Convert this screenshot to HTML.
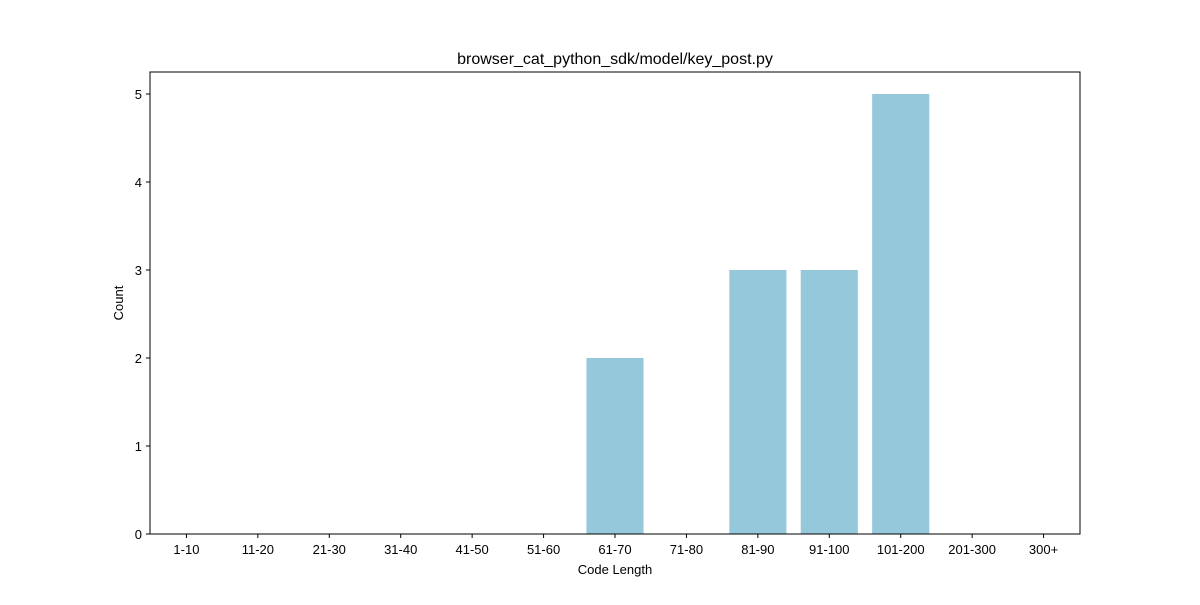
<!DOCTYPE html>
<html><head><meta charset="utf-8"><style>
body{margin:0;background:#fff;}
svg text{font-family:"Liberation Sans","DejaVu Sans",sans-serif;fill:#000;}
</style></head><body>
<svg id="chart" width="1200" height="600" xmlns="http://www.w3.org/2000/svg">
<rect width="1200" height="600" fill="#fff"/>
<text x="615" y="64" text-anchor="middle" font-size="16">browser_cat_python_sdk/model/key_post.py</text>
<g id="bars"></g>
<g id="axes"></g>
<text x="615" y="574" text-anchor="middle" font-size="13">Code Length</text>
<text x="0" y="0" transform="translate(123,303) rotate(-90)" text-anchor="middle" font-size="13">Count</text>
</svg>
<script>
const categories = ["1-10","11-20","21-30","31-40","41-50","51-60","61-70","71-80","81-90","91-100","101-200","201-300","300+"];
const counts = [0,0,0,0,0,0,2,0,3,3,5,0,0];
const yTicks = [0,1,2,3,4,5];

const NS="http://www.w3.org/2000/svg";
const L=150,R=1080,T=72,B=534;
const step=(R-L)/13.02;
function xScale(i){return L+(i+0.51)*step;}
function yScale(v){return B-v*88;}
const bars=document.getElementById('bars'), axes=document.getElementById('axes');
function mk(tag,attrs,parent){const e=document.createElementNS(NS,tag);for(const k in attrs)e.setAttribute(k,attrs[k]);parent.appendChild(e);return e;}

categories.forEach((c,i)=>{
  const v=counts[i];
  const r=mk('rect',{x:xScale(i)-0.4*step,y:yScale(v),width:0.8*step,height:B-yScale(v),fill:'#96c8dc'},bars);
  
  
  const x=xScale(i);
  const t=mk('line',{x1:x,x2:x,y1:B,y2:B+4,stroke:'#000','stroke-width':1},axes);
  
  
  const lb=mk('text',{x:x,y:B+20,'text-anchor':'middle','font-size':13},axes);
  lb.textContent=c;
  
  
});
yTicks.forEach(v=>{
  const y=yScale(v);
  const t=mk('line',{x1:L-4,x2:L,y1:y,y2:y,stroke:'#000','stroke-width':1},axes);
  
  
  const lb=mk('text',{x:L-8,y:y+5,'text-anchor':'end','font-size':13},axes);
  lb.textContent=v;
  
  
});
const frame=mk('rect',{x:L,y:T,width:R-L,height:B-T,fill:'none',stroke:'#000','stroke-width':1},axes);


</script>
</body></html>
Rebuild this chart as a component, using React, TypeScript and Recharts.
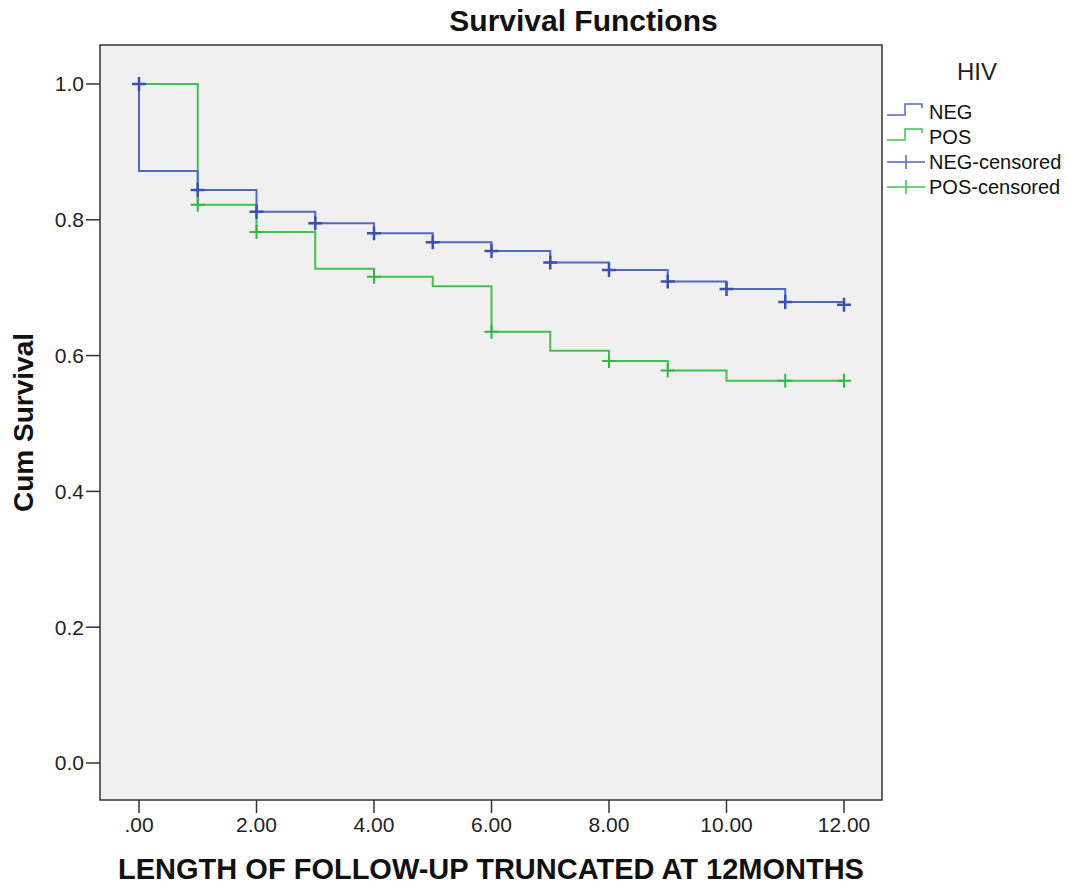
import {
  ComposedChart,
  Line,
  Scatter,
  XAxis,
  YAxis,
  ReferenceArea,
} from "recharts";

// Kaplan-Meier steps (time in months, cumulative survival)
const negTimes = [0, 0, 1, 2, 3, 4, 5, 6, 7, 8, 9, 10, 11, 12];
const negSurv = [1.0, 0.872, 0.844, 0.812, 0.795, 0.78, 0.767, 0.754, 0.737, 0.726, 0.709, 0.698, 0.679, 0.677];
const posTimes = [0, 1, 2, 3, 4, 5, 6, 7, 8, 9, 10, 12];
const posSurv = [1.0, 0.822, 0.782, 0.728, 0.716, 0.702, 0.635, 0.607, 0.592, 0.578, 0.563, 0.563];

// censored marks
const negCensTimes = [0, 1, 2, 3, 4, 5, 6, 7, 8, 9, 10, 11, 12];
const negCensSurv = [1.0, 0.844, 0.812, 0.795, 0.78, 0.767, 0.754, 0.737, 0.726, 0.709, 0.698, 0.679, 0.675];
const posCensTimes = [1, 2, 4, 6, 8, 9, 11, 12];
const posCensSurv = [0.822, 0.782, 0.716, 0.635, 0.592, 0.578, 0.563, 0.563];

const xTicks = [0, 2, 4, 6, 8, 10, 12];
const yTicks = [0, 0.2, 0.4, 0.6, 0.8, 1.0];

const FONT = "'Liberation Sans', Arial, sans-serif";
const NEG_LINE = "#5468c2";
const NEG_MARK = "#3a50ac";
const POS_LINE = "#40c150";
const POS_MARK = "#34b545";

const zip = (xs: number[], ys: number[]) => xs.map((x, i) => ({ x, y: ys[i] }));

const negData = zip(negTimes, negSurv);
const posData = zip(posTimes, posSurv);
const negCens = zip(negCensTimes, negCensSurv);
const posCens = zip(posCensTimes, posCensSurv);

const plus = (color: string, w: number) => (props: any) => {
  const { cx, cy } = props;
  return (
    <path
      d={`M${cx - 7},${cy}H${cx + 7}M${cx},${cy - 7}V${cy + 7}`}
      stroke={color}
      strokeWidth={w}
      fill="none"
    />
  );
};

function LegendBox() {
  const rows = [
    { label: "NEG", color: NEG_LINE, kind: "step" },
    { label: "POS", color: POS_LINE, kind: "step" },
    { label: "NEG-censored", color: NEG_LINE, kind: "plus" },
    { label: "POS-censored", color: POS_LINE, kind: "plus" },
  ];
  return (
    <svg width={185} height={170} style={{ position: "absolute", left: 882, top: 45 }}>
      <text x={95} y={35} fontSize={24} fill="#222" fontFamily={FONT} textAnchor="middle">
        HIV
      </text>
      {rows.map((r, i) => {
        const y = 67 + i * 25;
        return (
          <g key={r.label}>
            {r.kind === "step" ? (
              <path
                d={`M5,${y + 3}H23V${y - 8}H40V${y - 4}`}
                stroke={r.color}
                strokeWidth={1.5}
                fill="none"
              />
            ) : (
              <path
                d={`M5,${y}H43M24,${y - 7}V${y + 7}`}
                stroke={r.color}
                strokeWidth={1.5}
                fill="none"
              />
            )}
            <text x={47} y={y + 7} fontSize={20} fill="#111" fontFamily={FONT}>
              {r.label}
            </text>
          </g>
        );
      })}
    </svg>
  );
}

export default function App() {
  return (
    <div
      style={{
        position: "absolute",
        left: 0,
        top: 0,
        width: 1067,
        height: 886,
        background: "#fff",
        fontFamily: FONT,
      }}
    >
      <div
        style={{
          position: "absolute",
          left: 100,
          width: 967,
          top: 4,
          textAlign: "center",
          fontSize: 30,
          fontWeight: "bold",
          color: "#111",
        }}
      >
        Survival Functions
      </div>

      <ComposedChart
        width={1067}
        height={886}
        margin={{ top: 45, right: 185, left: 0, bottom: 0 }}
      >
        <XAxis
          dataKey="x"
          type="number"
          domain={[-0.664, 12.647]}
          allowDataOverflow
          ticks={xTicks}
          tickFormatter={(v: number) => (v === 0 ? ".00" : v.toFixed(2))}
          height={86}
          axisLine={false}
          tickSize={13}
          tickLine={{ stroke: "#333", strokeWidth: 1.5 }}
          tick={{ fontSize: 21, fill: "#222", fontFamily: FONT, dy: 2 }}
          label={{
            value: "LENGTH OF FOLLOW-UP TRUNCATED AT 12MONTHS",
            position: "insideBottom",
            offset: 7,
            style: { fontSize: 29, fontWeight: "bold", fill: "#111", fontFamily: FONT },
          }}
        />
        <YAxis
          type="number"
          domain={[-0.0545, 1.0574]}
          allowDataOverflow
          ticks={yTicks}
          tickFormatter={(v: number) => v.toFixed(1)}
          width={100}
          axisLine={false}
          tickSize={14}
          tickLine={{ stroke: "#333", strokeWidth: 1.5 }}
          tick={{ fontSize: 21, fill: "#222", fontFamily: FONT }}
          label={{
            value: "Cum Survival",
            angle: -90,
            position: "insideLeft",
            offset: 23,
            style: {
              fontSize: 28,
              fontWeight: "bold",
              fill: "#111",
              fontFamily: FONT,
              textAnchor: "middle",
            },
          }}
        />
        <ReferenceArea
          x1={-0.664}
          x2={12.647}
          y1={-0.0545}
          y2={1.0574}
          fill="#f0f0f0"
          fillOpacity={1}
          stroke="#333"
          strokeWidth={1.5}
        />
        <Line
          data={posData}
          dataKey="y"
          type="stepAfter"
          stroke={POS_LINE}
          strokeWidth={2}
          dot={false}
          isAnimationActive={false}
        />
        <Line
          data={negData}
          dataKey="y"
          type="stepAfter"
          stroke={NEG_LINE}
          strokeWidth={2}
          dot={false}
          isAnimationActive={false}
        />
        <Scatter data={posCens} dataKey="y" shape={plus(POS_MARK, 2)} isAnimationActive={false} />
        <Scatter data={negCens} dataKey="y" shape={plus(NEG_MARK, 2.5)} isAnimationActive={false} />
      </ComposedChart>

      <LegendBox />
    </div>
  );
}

# Your goal
Please take the lines from the beginning of the data above through the line holding "const yTicks = [0,1,2,3,4,5];" and transcribe them exactly, without any pictures.

# Answer to the problem
Convert this screenshot to HTML.
<!DOCTYPE html>
<html><head><meta charset="utf-8"><style>
body{margin:0;background:#fff;}
svg text{font-family:"Liberation Sans","DejaVu Sans",sans-serif;fill:#000;}
</style></head><body>
<svg id="chart" width="1200" height="600" xmlns="http://www.w3.org/2000/svg">
<rect width="1200" height="600" fill="#fff"/>
<text x="615" y="64" text-anchor="middle" font-size="16">browser_cat_python_sdk/model/key_post.py</text>
<g id="bars"></g>
<g id="axes"></g>
<text x="615" y="574" text-anchor="middle" font-size="13">Code Length</text>
<text x="0" y="0" transform="translate(123,303) rotate(-90)" text-anchor="middle" font-size="13">Count</text>
</svg>
<script>
const categories = ["1-10","11-20","21-30","31-40","41-50","51-60","61-70","71-80","81-90","91-100","101-200","201-300","300+"];
const counts = [0,0,0,0,0,0,2,0,3,3,5,0,0];
const yTicks = [0,1,2,3,4,5];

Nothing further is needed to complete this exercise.